U.S. mulls over redeploying nukes to S. KoreaWASHINGTON - A U.S. Congressional committee is pressuring the Obama administration to redeploy tactical nuclear weapons on the Korean Peninsula.
The House Armed Services Committee, dominated by Republicans, approved an amendment to the National Defense Authorization Act for Fiscal Year 2013 Thursday that calls for the re-introduction of the sensitive weapons to South Korea, according to Foreign Policy magazine.
It also would require Secretary of State Hillary Clinton and Defense Secretary Leon Panetta to submit a report on the feasibility and logistics of redeploying nuclear weapons to South Korea, added the magazine.
“We in the last many years have appealed to China to help us negotiate with North Korea to bring them in line in the quest for peace in the world .?.?. China has now embarked on selling nuclear components to North Korea,” Congressman Trent Franks, Republican of Arizona, who reportedly sponsored the amendment, was quoted as saying in the committee’s markup.
The North has carried out two underground nuclear tests, in 2006 and 2009, and is suspected to be preparing for a third.

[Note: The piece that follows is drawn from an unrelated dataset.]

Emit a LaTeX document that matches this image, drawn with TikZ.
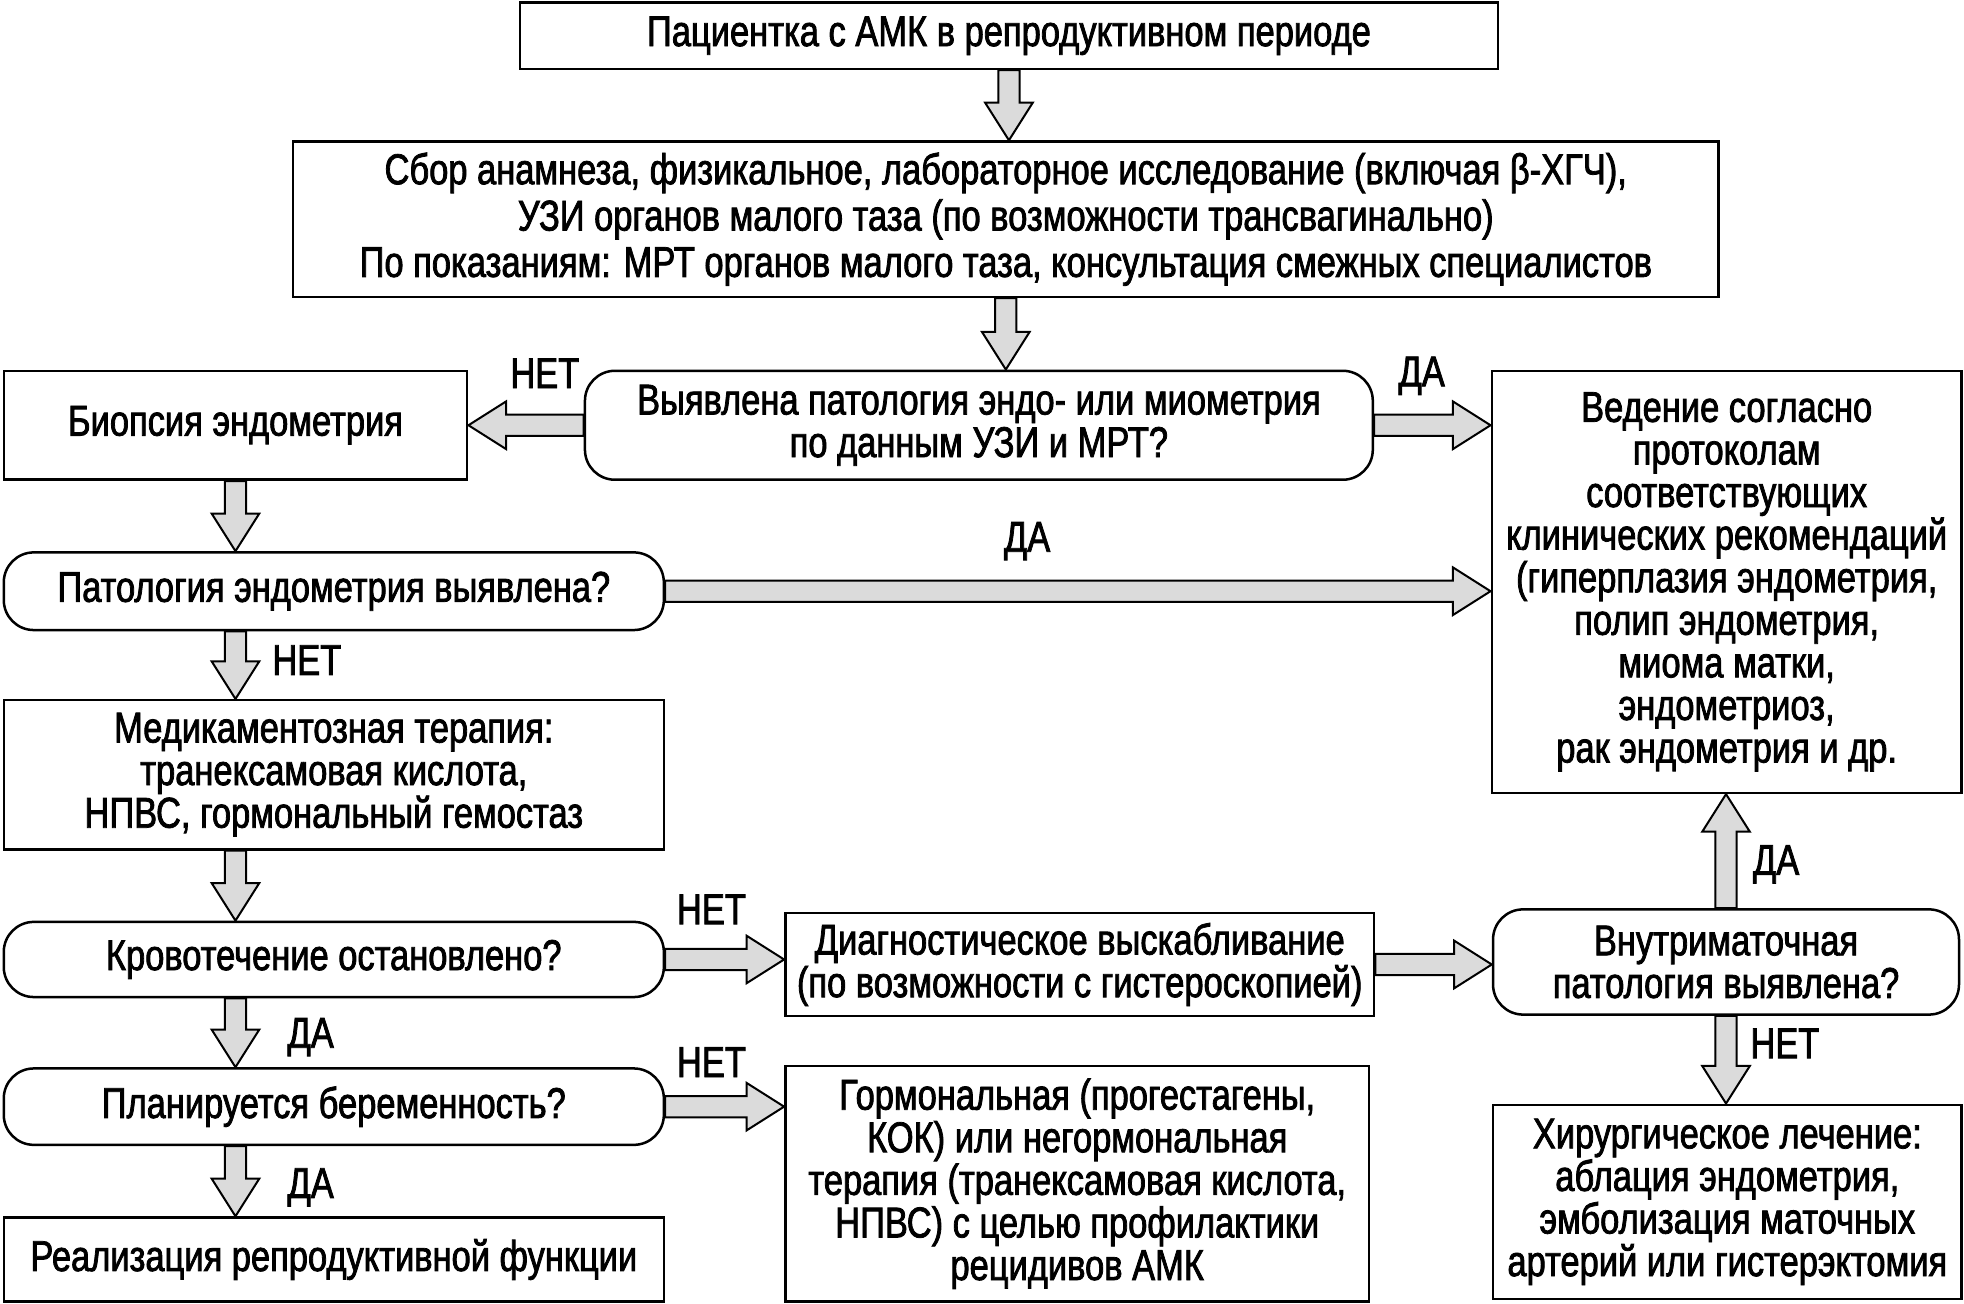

Some South Korean conservatives have also raised the issue of redeploying U.S. nuclear weapons to South Korea to counter the North’s missile and nuclear threats.
“[South Korea and the U.S.] should consider the re-introduction of tactical nuclear weapons on the Korean Peninsula,” Representative Chung Mong-joon told reporters in Seoul this week.
It remains doubtful, however, that the Obama government, campaigning for a nuclear-free world and negotiations to dismantle North Korea’s nuclear weapons, will send nuclear weapons to Korea.
“Our policy remains in support of a non-nuclear Korean Peninsula,” a senior White House official told Yonhap earlier. “Tactical nuclear weapons are unnecessary for the defense of South Korea and we have no plan or intention to return them.”
The White House National Security Council did not respond to Yonhap’s fresh inquiry on whether the position has shifted.
The U.S. pulled all of its forward-based nuclear weapons out of Korea in 1991 after the two Koreas signed a deal on the denuclearization of the peninsula. Since then, the U.S. has provided a so-called nuclear umbrella for the South.